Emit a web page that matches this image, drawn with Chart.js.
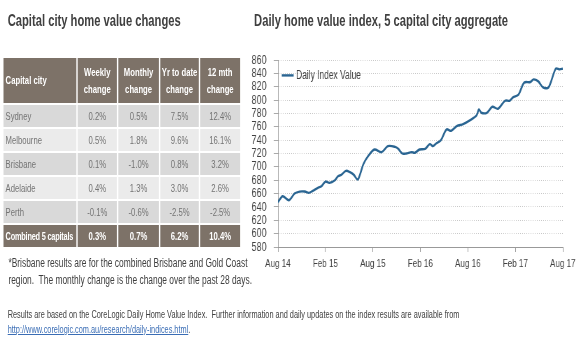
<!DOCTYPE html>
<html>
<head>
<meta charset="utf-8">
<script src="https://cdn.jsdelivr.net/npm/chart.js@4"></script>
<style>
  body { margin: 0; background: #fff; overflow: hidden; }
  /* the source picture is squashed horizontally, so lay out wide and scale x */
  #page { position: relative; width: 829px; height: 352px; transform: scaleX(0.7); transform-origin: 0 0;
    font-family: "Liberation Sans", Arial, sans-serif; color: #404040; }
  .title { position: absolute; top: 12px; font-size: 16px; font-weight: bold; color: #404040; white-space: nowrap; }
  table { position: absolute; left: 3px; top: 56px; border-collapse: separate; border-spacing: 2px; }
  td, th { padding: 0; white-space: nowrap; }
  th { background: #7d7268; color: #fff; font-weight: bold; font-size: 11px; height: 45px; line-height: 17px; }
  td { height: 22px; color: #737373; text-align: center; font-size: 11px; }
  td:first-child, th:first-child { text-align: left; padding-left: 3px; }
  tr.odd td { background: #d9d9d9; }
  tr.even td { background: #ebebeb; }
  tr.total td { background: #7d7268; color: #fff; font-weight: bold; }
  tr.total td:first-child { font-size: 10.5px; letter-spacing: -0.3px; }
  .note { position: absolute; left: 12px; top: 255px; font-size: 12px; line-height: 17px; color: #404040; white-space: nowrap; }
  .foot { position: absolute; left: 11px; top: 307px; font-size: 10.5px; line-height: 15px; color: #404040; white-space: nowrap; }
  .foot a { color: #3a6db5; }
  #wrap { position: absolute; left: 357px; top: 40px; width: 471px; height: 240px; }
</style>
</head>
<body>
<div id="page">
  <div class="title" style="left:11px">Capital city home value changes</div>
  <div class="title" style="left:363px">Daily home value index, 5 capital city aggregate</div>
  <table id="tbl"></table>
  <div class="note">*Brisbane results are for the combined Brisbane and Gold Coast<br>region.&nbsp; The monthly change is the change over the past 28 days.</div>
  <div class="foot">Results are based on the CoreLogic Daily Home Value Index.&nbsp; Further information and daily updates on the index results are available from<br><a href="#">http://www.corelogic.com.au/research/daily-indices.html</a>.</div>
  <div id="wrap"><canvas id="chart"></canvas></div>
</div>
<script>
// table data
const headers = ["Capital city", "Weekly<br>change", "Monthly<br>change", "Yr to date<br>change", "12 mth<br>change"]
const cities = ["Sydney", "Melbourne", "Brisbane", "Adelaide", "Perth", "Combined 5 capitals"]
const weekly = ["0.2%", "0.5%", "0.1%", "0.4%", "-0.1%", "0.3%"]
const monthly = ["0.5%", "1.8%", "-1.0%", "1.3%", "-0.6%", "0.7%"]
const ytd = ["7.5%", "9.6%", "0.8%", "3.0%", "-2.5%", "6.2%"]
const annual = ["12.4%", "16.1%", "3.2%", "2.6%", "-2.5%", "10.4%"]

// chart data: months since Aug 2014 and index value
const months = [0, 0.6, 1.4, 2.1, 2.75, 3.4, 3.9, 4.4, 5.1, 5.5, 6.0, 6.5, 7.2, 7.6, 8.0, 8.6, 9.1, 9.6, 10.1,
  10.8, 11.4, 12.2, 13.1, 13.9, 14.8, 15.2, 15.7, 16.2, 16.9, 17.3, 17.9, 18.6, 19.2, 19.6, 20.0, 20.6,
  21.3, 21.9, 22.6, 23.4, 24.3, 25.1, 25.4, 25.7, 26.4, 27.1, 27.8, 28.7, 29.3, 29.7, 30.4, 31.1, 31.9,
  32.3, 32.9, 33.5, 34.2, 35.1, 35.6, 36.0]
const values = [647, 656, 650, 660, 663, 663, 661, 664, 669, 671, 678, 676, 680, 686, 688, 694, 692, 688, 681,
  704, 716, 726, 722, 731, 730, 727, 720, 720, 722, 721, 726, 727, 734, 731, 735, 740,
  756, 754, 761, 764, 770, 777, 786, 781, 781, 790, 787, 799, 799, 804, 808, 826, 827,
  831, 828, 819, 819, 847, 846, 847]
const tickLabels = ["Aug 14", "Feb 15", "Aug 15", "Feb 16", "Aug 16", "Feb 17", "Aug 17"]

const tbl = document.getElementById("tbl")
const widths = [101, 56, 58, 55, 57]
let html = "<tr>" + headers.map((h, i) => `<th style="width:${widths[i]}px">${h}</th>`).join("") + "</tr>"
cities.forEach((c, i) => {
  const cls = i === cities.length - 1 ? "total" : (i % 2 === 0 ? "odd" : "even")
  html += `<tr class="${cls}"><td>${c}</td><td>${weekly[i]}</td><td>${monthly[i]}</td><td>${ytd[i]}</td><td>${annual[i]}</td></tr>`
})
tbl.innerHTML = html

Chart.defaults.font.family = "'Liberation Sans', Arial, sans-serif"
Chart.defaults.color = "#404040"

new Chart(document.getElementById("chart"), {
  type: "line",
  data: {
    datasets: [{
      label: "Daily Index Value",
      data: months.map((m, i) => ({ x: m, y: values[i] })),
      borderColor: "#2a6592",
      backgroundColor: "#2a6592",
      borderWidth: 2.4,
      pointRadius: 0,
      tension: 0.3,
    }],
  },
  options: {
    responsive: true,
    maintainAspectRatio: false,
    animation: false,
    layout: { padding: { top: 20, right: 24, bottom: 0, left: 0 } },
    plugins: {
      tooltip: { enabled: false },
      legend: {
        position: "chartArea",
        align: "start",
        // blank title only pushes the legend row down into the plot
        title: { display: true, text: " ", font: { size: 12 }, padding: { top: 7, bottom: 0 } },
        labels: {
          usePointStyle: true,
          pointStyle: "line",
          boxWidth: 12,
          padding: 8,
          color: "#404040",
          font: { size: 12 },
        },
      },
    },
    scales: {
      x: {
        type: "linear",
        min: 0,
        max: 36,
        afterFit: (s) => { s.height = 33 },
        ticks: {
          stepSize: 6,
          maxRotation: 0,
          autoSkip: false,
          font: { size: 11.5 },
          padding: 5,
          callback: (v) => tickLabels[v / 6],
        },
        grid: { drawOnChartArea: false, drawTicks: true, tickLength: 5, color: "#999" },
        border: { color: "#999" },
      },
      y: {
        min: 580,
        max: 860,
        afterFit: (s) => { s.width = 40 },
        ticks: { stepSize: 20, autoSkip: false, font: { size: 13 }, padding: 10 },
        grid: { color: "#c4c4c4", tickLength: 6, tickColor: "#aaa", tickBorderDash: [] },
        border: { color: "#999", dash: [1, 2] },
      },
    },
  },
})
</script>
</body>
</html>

-- -- --

■ THE TASK ■
Copy the material exactly. Do not include the pictures.

■ REPLY ■
Emit a web page that matches this image, drawn with Chart.js.
<!DOCTYPE html>
<html>
<head>
<meta charset="utf-8">
<script src="https://cdn.jsdelivr.net/npm/chart.js@4"></script>
<style>
  body { margin: 0; background: #fff; overflow: hidden; }
  /* the source picture is squashed horizontally, so lay out wide and scale x */
  #page { position: relative; width: 829px; height: 352px; transform: scaleX(0.7); transform-origin: 0 0;
    font-family: "Liberation Sans", Arial, sans-serif; color: #404040; }
  .title { position: absolute; top: 12px; font-size: 16px; font-weight: bold; color: #404040; white-space: nowrap; }
  table { position: absolute; left: 3px; top: 56px; border-collapse: separate; border-spacing: 2px; }
  td, th { padding: 0; white-space: nowrap; }
  th { background: #7d7268; color: #fff; font-weight: bold; font-size: 11px; height: 45px; line-height: 17px; }
  td { height: 22px; color: #737373; text-align: center; font-size: 11px; }
  td:first-child, th:first-child { text-align: left; padding-left: 3px; }
  tr.odd td { background: #d9d9d9; }
  tr.even td { background: #ebebeb; }
  tr.total td { background: #7d7268; color: #fff; font-weight: bold; }
  tr.total td:first-child { font-size: 10.5px; letter-spacing: -0.3px; }
  .note { position: absolute; left: 12px; top: 255px; font-size: 12px; line-height: 17px; color: #404040; white-space: nowrap; }
  .foot { position: absolute; left: 11px; top: 307px; font-size: 10.5px; line-height: 15px; color: #404040; white-space: nowrap; }
  .foot a { color: #3a6db5; }
  #wrap { position: absolute; left: 357px; top: 40px; width: 471px; height: 240px; }
</style>
</head>
<body>
<div id="page">
  <div class="title" style="left:11px">Capital city home value changes</div>
  <div class="title" style="left:363px">Daily home value index, 5 capital city aggregate</div>
  <table id="tbl"></table>
  <div class="note">*Brisbane results are for the combined Brisbane and Gold Coast<br>region.&nbsp; The monthly change is the change over the past 28 days.</div>
  <div class="foot">Results are based on the CoreLogic Daily Home Value Index.&nbsp; Further information and daily updates on the index results are available from<br><a href="#">http://www.corelogic.com.au/research/daily-indices.html</a>.</div>
  <div id="wrap"><canvas id="chart"></canvas></div>
</div>
<script>
// table data
const headers = ["Capital city", "Weekly<br>change", "Monthly<br>change", "Yr to date<br>change", "12 mth<br>change"]
const cities = ["Sydney", "Melbourne", "Brisbane", "Adelaide", "Perth", "Combined 5 capitals"]
const weekly = ["0.2%", "0.5%", "0.1%", "0.4%", "-0.1%", "0.3%"]
const monthly = ["0.5%", "1.8%", "-1.0%", "1.3%", "-0.6%", "0.7%"]
const ytd = ["7.5%", "9.6%", "0.8%", "3.0%", "-2.5%", "6.2%"]
const annual = ["12.4%", "16.1%", "3.2%", "2.6%", "-2.5%", "10.4%"]

// chart data: months since Aug 2014 and index value
const months = [0, 0.6, 1.4, 2.1, 2.75, 3.4, 3.9, 4.4, 5.1, 5.5, 6.0, 6.5, 7.2, 7.6, 8.0, 8.6, 9.1, 9.6, 10.1,
  10.8, 11.4, 12.2, 13.1, 13.9, 14.8, 15.2, 15.7, 16.2, 16.9, 17.3, 17.9, 18.6, 19.2, 19.6, 20.0, 20.6,
  21.3, 21.9, 22.6, 23.4, 24.3, 25.1, 25.4, 25.7, 26.4, 27.1, 27.8, 28.7, 29.3, 29.7, 30.4, 31.1, 31.9,
  32.3, 32.9, 33.5, 34.2, 35.1, 35.6, 36.0]
const values = [647, 656, 650, 660, 663, 663, 661, 664, 669, 671, 678, 676, 680, 686, 688, 694, 692, 688, 681,
  704, 716, 726, 722, 731, 730, 727, 720, 720, 722, 721, 726, 727, 734, 731, 735, 740,
  756, 754, 761, 764, 770, 777, 786, 781, 781, 790, 787, 799, 799, 804, 808, 826, 827,
  831, 828, 819, 819, 847, 846, 847]
const tickLabels = ["Aug 14", "Feb 15", "Aug 15", "Feb 16", "Aug 16", "Feb 17", "Aug 17"]

const tbl = document.getElementById("tbl")
const widths = [101, 56, 58, 55, 57]
let html = "<tr>" + headers.map((h, i) => `<th style="width:${widths[i]}px">${h}</th>`).join("") + "</tr>"
cities.forEach((c, i) => {
  const cls = i === cities.length - 1 ? "total" : (i % 2 === 0 ? "odd" : "even")
  html += `<tr class="${cls}"><td>${c}</td><td>${weekly[i]}</td><td>${monthly[i]}</td><td>${ytd[i]}</td><td>${annual[i]}</td></tr>`
})
tbl.innerHTML = html

Chart.defaults.font.family = "'Liberation Sans', Arial, sans-serif"
Chart.defaults.color = "#404040"

new Chart(document.getElementById("chart"), {
  type: "line",
  data: {
    datasets: [{
      label: "Daily Index Value",
      data: months.map((m, i) => ({ x: m, y: values[i] })),
      borderColor: "#2a6592",
      backgroundColor: "#2a6592",
      borderWidth: 2.4,
      pointRadius: 0,
      tension: 0.3,
    }],
  },
  options: {
    responsive: true,
    maintainAspectRatio: false,
    animation: false,
    layout: { padding: { top: 20, right: 24, bottom: 0, left: 0 } },
    plugins: {
      tooltip: { enabled: false },
      legend: {
        position: "chartArea",
        align: "start",
        // blank title only pushes the legend row down into the plot
        title: { display: true, text: " ", font: { size: 12 }, padding: { top: 7, bottom: 0 } },
        labels: {
          usePointStyle: true,
          pointStyle: "line",
          boxWidth: 12,
          padding: 8,
          color: "#404040",
          font: { size: 12 },
        },
      },
    },
    scales: {
      x: {
        type: "linear",
        min: 0,
        max: 36,
        afterFit: (s) => { s.height = 33 },
        ticks: {
          stepSize: 6,
          maxRotation: 0,
          autoSkip: false,
          font: { size: 11.5 },
          padding: 5,
          callback: (v) => tickLabels[v / 6],
        },
        grid: { drawOnChartArea: false, drawTicks: true, tickLength: 5, color: "#999" },
        border: { color: "#999" },
      },
      y: {
        min: 580,
        max: 860,
        afterFit: (s) => { s.width = 40 },
        ticks: { stepSize: 20, autoSkip: false, font: { size: 13 }, padding: 10 },
        grid: { color: "#c4c4c4", tickLength: 6, tickColor: "#aaa", tickBorderDash: [] },
        border: { color: "#999", dash: [1, 2] },
      },
    },
  },
})
</script>
</body>
</html>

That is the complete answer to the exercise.